Sur le terrain, la conviction reste que l’Europe est en avance par rapport à la Chine « dans la compréhension du client et de ses besoins ». Comprendre du multi-service personnalisé à chaque typologie de client et âge du véhicule. Et c’est bien là que les réseaux de concessionnaires, qui captent le véhicule électrique avant la rechange indépendante, peuvent placer leurs services fidélisants au-delà de quatre ans. Sujet prégnant quand on sait que l’après-vente représente 60 à 80 % du business d’un distributeur et que l’on parle de 30 à 40 % de perte de business atelier avec un véhicule électrique. Les nouveaux services fleurissent : Remote Diagnostic, remplacement des batteries, mais aussi une flopée de nouveaux services dès l’achat du véhicule (contrat de services, conciergerie, assistance téléphonique, borne de recharge, entretien-réparation à domicile…). Car le véhicule électrique est un véhicule comme un autre. Il roule et consomme des pièces. Après cinq ans, le passage atelier est obligé… et pas seulement pour changer les pneumatiques ! L’expérience électrique de la Scandinavie et des Pays-Bas, avec un parc roulant au-delà des 50 %, montre ainsi des réparations s’avérant plus margeuses que sur des thermiques, au vu du coût des pièces plus chères : boucle de refroidissement, amortisseurs, suspensions… sans parler de la batterie !

Capacité d’adaptation

Le service créatif et compétitif est bien la clé pour rester dans la course. Mais pour François Delion, le directeur Après-Vente Monde de Renault, c’est une course de fond aux côtés d’un compétiteur qui va vite. « La Chine apprend et progresse très vite.
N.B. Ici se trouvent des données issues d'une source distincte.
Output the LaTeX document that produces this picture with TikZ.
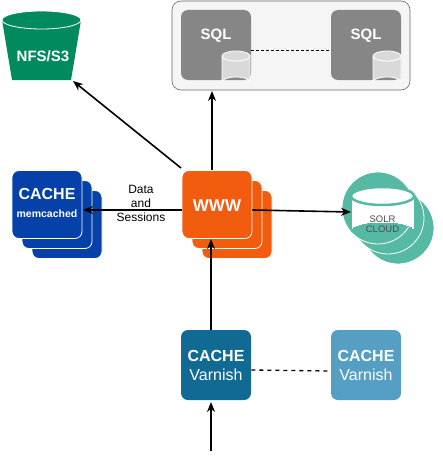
\documentclass[tikz,border=0pt]{standalone}
\usepackage{fontspec}
\setmainfont{Liberation Sans}
\usetikzlibrary{arrows.meta}
\definecolor{www}{HTML}{F25C0F}
\definecolor{mem}{HTML}{0641A9}
\definecolor{nfs}{HTML}{008A5E}
\definecolor{solr}{HTML}{56B9A3}
\definecolor{sqlg}{HTML}{868686}
\definecolor{var1}{HTML}{116A93}
\definecolor{var2}{HTML}{559FC5}
\tikzset{
 box/.style={rounded corners=7pt, minimum width=70pt, minimum height=68pt, inner sep=0pt, text=white, align=center, draw=white, line width=0.8pt},
 arr/.style={-{Stealth[length=10pt,width=8pt]}, line width=1.6pt},
 dashln/.style={dashed, line width=1pt},
 cyl/.style={fill=gray!30, draw=white, line width=0.8pt},
 big/.style={font=\bfseries\fontsize{16}{17}\selectfont, text=white}
}
\begin{document}
\begin{tikzpicture}[x=1pt,y=-1pt]
\useasboundingbox (0,0) rectangle (442,460);
% SQL container
\node[rounded corners=9pt, draw=gray!80!black, fill=gray!8, minimum width=238pt, minimum height=89pt, line width=0.6pt] (cont) at (291,45.5) {};
\node[box, fill=sqlg, draw=none, minimum height=70pt] (sql1) at (216,45) {};
\node[big, font=\bfseries\fontsize{15}{16}\selectfont] at (216,36) {SQL};
\node[box, fill=sqlg, draw=none, minimum height=70pt] (sql2) at (366,45) {};
\node[big, font=\bfseries\fontsize{15}{16}\selectfont] at (366,36) {SQL};
\draw[dashln, line width=0.7pt, dash pattern=on 3pt off 2pt] (251,50) -- (331,50);
\foreach \cx in {236,387}{
 \draw[cyl] (\cx-14,56) -- (\cx-14,82) arc[start angle=180,end angle=360,x radius=14,y radius=5] -- (\cx+14,56) arc[start angle=0,end angle=180,x radius=14,y radius=5];
 \draw[cyl] (\cx,56) ellipse[x radius=14,y radius=5];
}
% NFS bucket
\fill[nfs] (2,20) -- (12,80) -- (71,80) -- (81,20) -- cycle;
\draw[fill=nfs, draw=white, line width=0.8pt] (41.5,20) ellipse[x radius=39.5,y radius=9];
\node[big, font=\bfseries\fontsize{15}{16}\selectfont] (nfs) at (43,56) {NFS/S3};
\coordinate (nfsb) at (73,81);
% memcached stack
\node[box, fill=mem] at (67,224.5) {};
\node[box, fill=mem] at (57,214.5) {};
\node[box, fill=mem] (mem) at (47,204.5) {};
\node[big] at (47,194) {CACHE};
\node[font=\bfseries\fontsize{10.5}{11}\selectfont, text=white] at (47,214) {memcached};
% WWW stack
\node[box, fill=www] at (237,224.5) {};
\node[box, fill=www] at (227,214.5) {};
\node[box, fill=www] (www) at (217,204.5) {};
\node[big, font=\bfseries\fontsize{17}{18}\selectfont] at (217,206) {WWW};
% SOLR
\foreach \d in {20,10}{\draw[fill=solr, draw=white, line width=0.8pt] (378+\d,208+\d) circle (36);}
\draw[fill=solr, draw=white, line width=0.8pt] (378,208) circle (36);
\draw[fill=white, draw=solr, line width=0] (351,196) -- (351,231) arc[start angle=180,end angle=360,x radius=31.5,y radius=8] -- (414,196) arc[start angle=0,end angle=180,x radius=31.5,y radius=8];
\draw[fill=white, draw=solr, line width=2.5pt] (382.5,196) ellipse[x radius=31.5,y radius=9];
\node[font=\fontsize{9.5}{10}\selectfont, text=gray!60!black, align=center] (solr) at (382.5,224) {SOLR\\CLOUD};
\coordinate (solrin) at (351,212);
% Varnish
\node[box, fill=var1, draw=none, minimum height=70pt] (v1) at (216,365) {};
\node[big] at (216,356) {CACHE};
\node[font=\fontsize{16}{17}\selectfont, text=white] at (216,375) {Varnish};
\node[box, fill=var2, draw=none, minimum height=70pt] (v2) at (366,365) {};
\node[big] at (366,356) {CACHE};
\node[font=\fontsize{16}{17}\selectfont, text=white] at (366,375) {Varnish};
\draw[dashln, dash pattern=on 4pt off 4pt, line width=1.3pt] (v1.east |- 0,370) -- (v2.west |- 0,371);
\coordinate (in) at (211,451);
% label
\node[font=\fontsize{12}{14}\selectfont, align=center] at (141,203) {Data\\and\\Sessions};
% arrows
\draw[arr] (212,170) -- (212,91);
\draw[arr] (181,168) -- (nfsb);
\draw[arr] (www.west |- 0,210) -- (83,210);
\draw[arr] (www.east |- 0,210) -- (solrin);
\draw[arr] (v1.north -| 211,0) -- (211,239);
\draw[arr] (in) -- (211,402);
\end{tikzpicture}
\end{document}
Mon atout actuel repose sur les services que je peux apporter sur nos marchés et l’expérience après-vente que je peux offrir aux clients. Ce qu’une marque chinoise ne peut pas encore apporter. Mais pour combien de temps ? La capacité des acteurs chinois à très vite combler leur retard n’est plus à démontrer. Pour maintenir notre longueur d’avance en SAV, nous devons progresser a minima aussi vite qu’eux… C’est une course de fond à mener sur tous les fronts : expérience de marque, qualité du service, phygitalisation, compétitivité… ».